Written exercise »
Your task is to quote, unchanged, only the lines from the one with "Reproduce this chart with D3.js." through the one with "var fmt = function(d)", both ends included.

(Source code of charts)
● ● ● ● ● ● ●

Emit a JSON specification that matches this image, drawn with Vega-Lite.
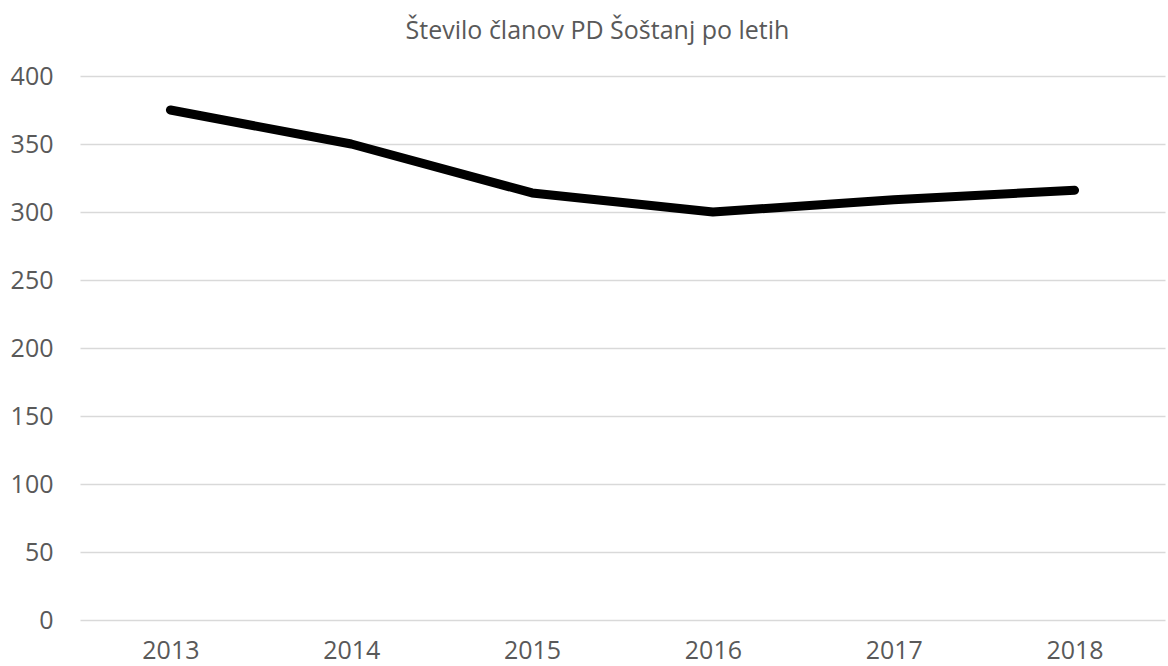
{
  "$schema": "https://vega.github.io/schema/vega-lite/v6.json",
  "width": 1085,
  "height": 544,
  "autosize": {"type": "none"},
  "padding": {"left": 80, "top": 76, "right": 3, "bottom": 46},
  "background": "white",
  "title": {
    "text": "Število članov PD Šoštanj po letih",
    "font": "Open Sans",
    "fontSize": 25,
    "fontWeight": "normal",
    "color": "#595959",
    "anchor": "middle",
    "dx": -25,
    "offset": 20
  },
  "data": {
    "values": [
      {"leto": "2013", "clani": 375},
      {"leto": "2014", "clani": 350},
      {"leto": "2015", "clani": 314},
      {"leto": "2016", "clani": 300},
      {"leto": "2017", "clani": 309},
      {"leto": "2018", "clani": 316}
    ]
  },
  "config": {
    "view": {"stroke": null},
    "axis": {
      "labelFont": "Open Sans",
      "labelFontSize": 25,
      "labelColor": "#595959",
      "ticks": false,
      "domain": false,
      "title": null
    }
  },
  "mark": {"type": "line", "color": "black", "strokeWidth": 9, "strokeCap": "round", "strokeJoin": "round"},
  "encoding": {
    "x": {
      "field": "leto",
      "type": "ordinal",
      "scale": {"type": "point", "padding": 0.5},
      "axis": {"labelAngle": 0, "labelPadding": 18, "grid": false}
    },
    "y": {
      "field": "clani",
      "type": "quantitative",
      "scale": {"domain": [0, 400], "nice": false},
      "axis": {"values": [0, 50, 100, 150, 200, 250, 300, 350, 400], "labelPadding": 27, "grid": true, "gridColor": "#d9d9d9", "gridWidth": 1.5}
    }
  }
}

● ● ● ● ● ● ●

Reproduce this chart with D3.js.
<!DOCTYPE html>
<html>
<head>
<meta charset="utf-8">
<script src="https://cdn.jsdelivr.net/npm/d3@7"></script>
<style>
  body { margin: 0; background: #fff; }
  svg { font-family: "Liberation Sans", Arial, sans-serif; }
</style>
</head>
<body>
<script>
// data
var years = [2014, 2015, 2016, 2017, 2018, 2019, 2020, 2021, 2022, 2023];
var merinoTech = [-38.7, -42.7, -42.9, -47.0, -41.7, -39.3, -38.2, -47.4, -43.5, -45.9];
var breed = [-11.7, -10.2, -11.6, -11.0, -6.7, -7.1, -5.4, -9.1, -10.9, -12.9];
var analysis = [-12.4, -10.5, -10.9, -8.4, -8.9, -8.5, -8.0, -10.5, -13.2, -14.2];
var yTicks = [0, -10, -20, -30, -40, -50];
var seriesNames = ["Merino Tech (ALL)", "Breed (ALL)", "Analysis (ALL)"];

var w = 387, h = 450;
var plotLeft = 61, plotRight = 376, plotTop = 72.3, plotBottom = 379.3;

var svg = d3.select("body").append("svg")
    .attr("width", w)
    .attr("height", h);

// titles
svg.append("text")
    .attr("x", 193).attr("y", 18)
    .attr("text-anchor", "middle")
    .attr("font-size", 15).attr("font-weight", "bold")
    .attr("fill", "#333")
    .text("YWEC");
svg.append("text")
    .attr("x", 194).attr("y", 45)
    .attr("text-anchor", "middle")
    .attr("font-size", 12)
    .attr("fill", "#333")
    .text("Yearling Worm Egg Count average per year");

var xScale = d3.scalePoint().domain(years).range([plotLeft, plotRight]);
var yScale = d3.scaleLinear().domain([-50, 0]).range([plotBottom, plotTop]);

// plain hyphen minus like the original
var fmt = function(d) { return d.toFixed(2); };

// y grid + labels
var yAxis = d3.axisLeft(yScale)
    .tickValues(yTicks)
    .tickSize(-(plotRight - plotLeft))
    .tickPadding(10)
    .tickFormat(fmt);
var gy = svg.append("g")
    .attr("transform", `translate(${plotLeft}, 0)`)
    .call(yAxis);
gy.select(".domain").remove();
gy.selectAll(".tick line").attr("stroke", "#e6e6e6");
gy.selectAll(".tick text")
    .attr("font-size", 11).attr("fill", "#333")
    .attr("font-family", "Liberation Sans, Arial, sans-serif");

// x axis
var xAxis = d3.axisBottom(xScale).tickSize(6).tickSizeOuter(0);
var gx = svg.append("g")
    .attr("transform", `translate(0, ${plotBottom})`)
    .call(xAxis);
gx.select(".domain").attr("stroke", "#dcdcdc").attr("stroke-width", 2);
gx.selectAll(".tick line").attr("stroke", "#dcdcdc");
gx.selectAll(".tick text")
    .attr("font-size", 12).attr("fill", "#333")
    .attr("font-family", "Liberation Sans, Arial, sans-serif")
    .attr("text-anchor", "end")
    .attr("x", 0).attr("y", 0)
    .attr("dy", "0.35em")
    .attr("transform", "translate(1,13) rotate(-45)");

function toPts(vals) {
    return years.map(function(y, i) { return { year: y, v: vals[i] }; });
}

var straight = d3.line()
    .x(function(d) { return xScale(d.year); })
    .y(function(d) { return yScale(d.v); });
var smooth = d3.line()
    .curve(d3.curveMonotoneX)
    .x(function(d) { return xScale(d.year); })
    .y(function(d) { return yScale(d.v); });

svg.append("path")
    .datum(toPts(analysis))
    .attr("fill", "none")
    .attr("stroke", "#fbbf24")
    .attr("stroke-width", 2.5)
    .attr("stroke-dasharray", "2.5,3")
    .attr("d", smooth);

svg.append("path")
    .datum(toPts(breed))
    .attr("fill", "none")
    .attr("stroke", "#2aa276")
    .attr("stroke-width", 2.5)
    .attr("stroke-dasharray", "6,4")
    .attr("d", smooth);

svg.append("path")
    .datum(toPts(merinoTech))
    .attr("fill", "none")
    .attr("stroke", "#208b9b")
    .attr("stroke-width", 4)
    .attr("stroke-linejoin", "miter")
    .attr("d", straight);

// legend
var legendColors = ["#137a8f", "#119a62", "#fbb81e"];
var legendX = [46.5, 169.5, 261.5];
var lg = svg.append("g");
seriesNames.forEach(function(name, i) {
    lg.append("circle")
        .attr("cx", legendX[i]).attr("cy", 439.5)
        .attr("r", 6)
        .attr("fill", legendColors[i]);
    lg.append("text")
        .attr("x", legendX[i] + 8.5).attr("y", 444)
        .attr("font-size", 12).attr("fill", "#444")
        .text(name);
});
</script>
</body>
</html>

● ● ● ● ● ● ●

Task result »
Reproduce this chart with D3.js.
<!DOCTYPE html>
<html>
<head>
<meta charset="utf-8">
<script src="https://cdn.jsdelivr.net/npm/d3@7"></script>
<style>
  body { margin: 0; background: #fff; }
  svg { font-family: "Liberation Sans", Arial, sans-serif; }
</style>
</head>
<body>
<script>
// data
var years = [2014, 2015, 2016, 2017, 2018, 2019, 2020, 2021, 2022, 2023];
var merinoTech = [-38.7, -42.7, -42.9, -47.0, -41.7, -39.3, -38.2, -47.4, -43.5, -45.9];
var breed = [-11.7, -10.2, -11.6, -11.0, -6.7, -7.1, -5.4, -9.1, -10.9, -12.9];
var analysis = [-12.4, -10.5, -10.9, -8.4, -8.9, -8.5, -8.0, -10.5, -13.2, -14.2];
var yTicks = [0, -10, -20, -30, -40, -50];
var seriesNames = ["Merino Tech (ALL)", "Breed (ALL)", "Analysis (ALL)"];

var w = 387, h = 450;
var plotLeft = 61, plotRight = 376, plotTop = 72.3, plotBottom = 379.3;

var svg = d3.select("body").append("svg")
    .attr("width", w)
    .attr("height", h);

// titles
svg.append("text")
    .attr("x", 193).attr("y", 18)
    .attr("text-anchor", "middle")
    .attr("font-size", 15).attr("font-weight", "bold")
    .attr("fill", "#333")
    .text("YWEC");
svg.append("text")
    .attr("x", 194).attr("y", 45)
    .attr("text-anchor", "middle")
    .attr("font-size", 12)
    .attr("fill", "#333")
    .text("Yearling Worm Egg Count average per year");

var xScale = d3.scalePoint().domain(years).range([plotLeft, plotRight]);
var yScale = d3.scaleLinear().domain([-50, 0]).range([plotBottom, plotTop]);

// plain hyphen minus like the original
var fmt = function(d) { return d.toFixed(2); };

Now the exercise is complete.